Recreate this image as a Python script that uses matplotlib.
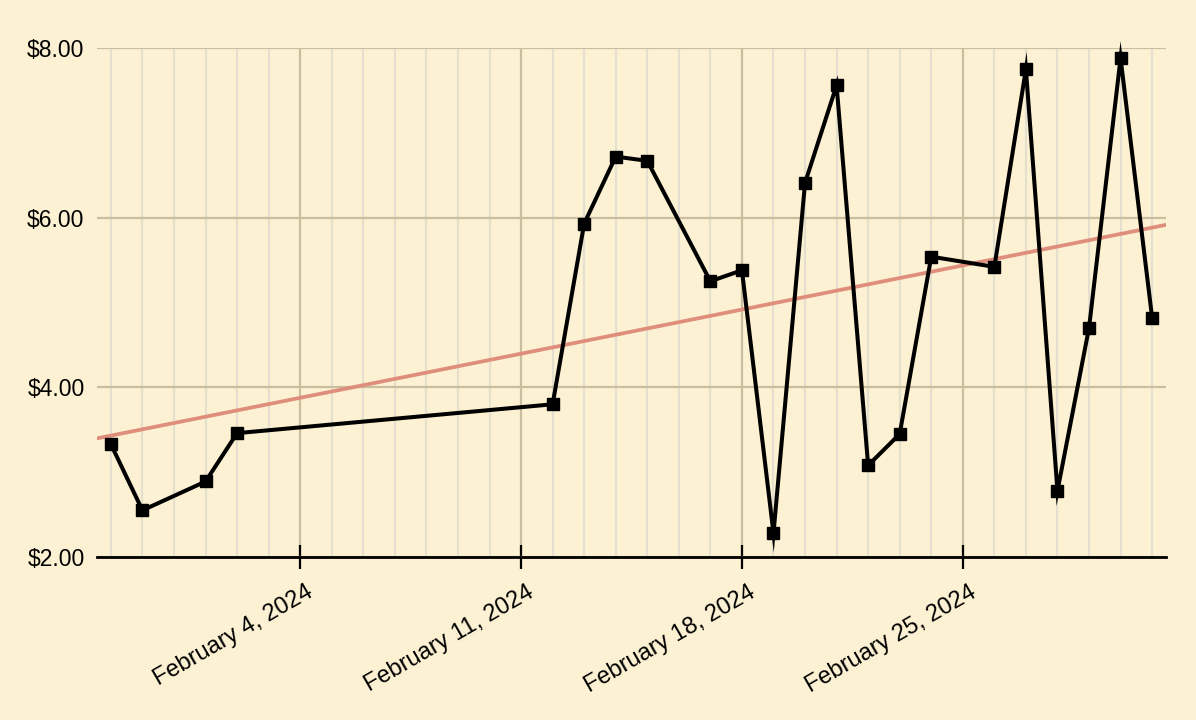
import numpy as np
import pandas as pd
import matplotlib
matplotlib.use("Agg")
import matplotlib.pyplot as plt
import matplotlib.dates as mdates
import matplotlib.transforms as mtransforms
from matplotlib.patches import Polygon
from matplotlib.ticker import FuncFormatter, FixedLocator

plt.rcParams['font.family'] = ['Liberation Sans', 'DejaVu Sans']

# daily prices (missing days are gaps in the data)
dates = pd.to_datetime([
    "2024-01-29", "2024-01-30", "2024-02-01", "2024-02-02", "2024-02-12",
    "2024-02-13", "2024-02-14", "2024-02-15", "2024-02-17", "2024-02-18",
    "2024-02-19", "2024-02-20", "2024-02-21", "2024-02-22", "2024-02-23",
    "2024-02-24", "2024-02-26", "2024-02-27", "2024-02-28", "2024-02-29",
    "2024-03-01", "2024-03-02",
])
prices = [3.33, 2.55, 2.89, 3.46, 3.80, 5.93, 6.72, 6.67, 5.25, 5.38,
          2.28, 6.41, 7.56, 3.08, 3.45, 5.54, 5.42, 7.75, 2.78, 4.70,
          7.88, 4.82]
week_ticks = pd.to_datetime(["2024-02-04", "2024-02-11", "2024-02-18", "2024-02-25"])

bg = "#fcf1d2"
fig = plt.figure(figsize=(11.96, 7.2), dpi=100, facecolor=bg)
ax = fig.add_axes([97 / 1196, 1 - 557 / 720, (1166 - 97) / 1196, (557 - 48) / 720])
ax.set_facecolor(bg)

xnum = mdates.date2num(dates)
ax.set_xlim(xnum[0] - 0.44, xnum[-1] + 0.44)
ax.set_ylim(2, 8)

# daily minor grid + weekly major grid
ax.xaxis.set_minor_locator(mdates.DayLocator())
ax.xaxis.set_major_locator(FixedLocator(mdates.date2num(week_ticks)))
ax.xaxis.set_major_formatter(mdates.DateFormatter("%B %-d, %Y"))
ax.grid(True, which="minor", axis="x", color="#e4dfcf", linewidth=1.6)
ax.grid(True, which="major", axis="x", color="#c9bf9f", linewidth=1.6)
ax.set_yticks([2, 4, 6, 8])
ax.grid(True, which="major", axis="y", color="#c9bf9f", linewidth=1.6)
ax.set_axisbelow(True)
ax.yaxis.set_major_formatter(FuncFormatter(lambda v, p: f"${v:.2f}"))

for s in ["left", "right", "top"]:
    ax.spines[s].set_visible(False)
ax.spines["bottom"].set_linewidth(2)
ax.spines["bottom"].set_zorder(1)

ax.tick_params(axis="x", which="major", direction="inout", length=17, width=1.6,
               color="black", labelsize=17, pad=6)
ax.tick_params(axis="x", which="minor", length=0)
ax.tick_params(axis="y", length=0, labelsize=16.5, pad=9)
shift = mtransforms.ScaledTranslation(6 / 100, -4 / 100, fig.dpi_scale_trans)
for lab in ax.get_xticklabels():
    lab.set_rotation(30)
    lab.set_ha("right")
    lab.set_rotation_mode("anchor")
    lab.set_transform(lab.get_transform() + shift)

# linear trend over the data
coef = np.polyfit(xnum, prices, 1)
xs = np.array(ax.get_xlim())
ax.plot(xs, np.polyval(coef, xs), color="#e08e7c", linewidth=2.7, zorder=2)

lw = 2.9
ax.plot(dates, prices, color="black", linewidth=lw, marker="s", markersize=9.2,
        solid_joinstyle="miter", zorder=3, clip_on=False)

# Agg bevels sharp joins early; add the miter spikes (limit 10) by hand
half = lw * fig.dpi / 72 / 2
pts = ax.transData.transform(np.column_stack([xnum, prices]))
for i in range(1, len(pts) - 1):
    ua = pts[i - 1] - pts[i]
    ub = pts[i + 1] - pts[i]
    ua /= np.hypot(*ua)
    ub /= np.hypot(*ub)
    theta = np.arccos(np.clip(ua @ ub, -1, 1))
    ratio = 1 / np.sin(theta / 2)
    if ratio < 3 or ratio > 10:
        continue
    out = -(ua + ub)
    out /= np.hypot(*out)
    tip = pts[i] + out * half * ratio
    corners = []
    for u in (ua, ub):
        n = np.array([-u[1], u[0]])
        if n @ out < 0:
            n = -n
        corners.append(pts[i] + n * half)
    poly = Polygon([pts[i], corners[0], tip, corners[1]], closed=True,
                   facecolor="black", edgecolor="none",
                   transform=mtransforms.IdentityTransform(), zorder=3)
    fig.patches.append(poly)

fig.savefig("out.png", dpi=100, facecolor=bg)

-----

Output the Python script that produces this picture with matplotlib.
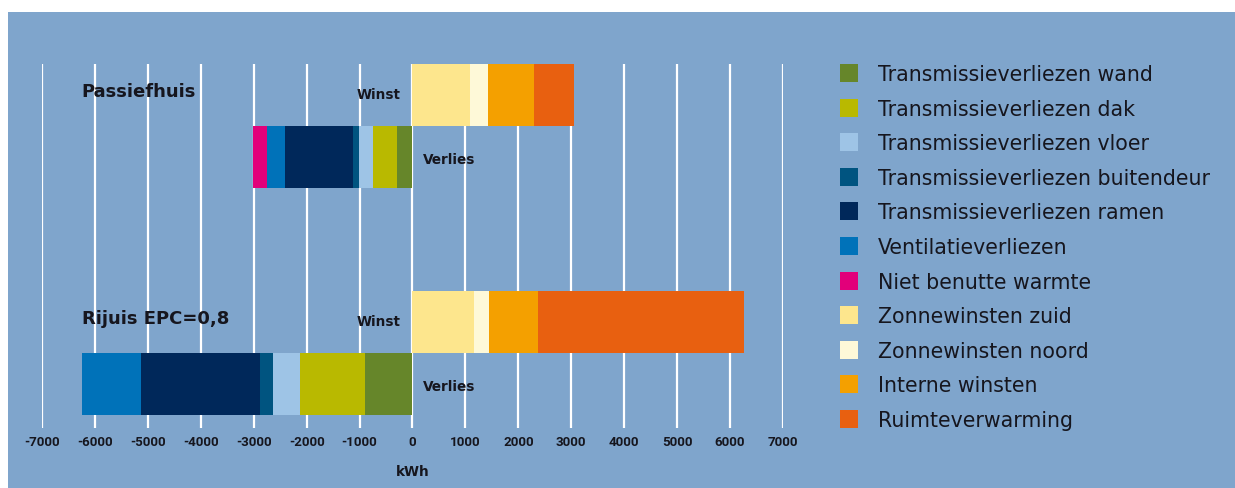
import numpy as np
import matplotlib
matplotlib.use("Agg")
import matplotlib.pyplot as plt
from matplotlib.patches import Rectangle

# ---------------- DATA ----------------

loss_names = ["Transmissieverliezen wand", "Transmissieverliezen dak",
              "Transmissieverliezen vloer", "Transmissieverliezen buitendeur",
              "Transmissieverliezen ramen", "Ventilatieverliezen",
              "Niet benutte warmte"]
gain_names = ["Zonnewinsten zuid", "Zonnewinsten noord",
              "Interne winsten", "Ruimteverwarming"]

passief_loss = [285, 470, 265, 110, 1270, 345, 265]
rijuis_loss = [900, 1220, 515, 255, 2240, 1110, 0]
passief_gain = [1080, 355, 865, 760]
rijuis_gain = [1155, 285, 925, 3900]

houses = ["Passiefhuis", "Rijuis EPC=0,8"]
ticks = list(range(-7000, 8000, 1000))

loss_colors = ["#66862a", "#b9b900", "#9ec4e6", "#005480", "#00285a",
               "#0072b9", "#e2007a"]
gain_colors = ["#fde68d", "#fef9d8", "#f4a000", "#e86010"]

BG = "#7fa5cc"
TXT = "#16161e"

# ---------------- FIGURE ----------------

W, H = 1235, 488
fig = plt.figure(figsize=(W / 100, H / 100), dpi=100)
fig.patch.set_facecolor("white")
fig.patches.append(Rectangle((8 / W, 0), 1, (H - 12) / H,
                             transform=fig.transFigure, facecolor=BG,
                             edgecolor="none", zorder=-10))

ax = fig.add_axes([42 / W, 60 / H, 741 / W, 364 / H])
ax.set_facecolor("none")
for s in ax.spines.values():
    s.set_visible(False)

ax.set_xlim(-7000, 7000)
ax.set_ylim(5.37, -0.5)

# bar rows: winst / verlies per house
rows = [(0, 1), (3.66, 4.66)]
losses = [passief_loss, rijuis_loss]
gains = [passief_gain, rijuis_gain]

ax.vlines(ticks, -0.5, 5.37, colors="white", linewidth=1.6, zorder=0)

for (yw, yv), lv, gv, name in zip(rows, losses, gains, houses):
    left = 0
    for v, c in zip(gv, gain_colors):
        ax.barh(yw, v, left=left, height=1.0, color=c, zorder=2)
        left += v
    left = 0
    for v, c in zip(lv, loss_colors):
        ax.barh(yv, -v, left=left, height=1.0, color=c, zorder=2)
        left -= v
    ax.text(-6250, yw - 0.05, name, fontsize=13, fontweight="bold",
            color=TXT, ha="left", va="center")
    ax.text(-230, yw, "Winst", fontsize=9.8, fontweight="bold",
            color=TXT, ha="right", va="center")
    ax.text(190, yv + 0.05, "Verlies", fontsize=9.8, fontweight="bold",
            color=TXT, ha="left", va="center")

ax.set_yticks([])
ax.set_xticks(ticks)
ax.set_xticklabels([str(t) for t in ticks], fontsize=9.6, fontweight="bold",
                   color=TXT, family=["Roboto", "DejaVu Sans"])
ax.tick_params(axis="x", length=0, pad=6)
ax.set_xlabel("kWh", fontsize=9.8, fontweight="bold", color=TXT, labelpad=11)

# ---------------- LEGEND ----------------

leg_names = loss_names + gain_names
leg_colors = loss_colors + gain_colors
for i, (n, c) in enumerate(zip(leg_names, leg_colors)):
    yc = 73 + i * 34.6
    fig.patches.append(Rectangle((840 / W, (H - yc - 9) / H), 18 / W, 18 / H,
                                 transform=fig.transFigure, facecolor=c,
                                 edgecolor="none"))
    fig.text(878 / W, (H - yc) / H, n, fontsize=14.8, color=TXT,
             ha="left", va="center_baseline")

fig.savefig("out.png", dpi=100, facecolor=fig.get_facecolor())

-----

Description of the task: Print exactly what appears from the line holding "Output the Python" down to the line holding "ticks = list(range(-7000, 8000, 1000))", both ends kept, leaving out the pictures.

Solution to the exercise:
Output the Python script that produces this picture with matplotlib.
import numpy as np
import matplotlib
matplotlib.use("Agg")
import matplotlib.pyplot as plt
from matplotlib.patches import Rectangle

# ---------------- DATA ----------------

loss_names = ["Transmissieverliezen wand", "Transmissieverliezen dak",
              "Transmissieverliezen vloer", "Transmissieverliezen buitendeur",
              "Transmissieverliezen ramen", "Ventilatieverliezen",
              "Niet benutte warmte"]
gain_names = ["Zonnewinsten zuid", "Zonnewinsten noord",
              "Interne winsten", "Ruimteverwarming"]

passief_loss = [285, 470, 265, 110, 1270, 345, 265]
rijuis_loss = [900, 1220, 515, 255, 2240, 1110, 0]
passief_gain = [1080, 355, 865, 760]
rijuis_gain = [1155, 285, 925, 3900]

houses = ["Passiefhuis", "Rijuis EPC=0,8"]
ticks = list(range(-7000, 8000, 1000))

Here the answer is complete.